**SOURCE RECORDS**
• • • •

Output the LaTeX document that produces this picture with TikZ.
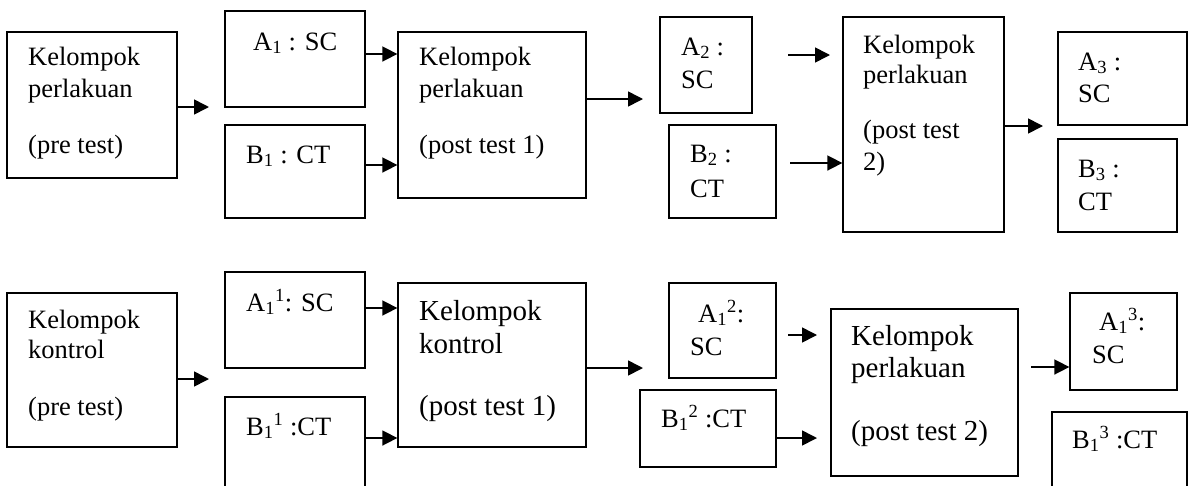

• • • •

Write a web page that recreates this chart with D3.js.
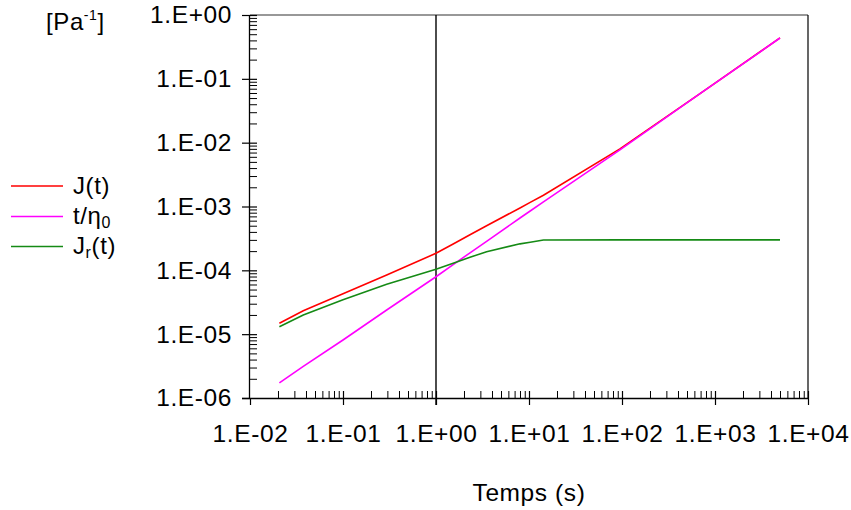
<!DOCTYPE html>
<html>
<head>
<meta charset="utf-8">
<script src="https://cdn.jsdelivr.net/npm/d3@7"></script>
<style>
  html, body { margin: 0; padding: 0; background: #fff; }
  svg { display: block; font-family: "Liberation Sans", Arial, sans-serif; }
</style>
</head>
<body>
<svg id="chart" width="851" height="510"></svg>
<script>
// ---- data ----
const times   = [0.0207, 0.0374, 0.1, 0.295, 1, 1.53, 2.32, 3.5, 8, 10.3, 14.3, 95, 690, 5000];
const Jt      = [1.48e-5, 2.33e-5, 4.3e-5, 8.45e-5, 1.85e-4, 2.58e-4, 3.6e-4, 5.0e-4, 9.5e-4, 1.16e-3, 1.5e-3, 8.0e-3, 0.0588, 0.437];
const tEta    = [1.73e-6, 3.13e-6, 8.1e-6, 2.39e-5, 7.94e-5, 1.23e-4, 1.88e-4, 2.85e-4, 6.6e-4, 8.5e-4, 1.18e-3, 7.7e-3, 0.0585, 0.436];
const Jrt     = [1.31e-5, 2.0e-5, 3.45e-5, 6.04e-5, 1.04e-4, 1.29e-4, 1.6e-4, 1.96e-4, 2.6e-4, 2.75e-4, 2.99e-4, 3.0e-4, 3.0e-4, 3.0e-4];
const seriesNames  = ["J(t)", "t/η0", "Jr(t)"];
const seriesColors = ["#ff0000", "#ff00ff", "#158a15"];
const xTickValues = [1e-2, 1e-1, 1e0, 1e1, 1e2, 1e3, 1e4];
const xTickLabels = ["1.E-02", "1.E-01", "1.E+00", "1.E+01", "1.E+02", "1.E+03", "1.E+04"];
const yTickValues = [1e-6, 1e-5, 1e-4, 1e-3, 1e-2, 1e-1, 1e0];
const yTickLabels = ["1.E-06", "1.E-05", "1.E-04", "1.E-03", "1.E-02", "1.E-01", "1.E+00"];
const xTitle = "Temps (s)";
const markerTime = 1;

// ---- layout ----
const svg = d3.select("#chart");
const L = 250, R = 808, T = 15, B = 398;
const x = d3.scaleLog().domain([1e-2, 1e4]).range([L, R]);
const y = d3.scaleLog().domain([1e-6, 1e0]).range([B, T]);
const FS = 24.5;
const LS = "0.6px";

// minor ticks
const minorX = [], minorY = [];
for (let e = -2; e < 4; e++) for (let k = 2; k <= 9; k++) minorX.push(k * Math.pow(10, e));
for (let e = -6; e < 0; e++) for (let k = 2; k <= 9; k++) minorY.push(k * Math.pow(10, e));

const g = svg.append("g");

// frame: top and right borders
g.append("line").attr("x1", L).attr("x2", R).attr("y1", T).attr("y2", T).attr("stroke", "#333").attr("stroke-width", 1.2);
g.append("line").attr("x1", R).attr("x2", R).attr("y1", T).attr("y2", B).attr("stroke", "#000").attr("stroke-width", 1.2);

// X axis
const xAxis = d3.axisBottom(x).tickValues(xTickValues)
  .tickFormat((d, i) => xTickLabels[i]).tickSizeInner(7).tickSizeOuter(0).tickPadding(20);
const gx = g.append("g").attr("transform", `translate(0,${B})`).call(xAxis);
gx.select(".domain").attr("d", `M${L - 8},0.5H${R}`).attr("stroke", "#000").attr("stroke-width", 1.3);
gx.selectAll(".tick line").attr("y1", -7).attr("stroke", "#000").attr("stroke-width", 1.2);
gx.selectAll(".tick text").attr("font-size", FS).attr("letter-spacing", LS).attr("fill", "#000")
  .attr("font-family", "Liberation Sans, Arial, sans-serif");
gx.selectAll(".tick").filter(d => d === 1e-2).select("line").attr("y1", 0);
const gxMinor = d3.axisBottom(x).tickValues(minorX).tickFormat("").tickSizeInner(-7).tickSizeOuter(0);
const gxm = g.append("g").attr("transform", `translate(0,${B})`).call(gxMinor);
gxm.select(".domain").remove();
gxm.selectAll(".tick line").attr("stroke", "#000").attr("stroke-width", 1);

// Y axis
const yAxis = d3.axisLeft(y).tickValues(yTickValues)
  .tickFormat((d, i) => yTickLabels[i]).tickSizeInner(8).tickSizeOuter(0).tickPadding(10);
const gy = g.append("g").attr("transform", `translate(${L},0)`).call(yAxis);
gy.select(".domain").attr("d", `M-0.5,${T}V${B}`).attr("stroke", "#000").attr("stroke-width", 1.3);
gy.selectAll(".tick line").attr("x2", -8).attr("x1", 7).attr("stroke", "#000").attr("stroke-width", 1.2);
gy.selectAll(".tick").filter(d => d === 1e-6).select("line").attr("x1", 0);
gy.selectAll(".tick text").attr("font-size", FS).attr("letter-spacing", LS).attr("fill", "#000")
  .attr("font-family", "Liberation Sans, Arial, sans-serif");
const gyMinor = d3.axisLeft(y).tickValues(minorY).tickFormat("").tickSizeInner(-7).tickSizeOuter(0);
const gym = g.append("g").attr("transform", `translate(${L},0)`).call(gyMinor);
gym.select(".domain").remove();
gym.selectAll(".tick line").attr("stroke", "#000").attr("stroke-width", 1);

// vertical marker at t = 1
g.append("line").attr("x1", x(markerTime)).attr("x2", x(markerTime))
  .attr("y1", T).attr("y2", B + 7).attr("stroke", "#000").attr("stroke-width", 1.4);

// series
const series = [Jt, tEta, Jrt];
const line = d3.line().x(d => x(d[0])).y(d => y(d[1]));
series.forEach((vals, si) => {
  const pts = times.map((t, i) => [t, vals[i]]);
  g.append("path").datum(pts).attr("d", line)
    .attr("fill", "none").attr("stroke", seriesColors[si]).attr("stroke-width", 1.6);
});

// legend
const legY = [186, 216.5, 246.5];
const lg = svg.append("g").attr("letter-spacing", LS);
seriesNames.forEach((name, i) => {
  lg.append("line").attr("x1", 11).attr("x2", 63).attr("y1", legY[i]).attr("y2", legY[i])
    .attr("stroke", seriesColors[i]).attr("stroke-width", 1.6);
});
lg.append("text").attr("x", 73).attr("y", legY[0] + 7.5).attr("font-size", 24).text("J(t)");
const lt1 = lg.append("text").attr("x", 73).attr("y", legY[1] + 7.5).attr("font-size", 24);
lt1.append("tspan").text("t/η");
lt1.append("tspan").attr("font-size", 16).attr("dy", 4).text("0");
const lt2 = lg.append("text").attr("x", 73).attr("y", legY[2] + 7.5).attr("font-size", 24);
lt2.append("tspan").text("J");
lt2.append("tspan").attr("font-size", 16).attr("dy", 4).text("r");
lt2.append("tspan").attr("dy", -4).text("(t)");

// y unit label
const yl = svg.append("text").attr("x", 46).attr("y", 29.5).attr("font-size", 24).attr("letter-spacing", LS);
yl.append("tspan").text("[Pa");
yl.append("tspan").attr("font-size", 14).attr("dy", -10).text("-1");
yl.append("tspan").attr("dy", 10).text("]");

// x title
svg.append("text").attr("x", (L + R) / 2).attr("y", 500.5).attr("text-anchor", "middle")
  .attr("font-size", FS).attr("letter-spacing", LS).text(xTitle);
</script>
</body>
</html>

• • • •

**THE EXERCISE**
Note every line above where the string "that" shows up, and copy those lines.

**SOLVED EXERCISE**
Output the LaTeX document that produces this picture with TikZ.
Write a web page that recreates this chart with D3.js.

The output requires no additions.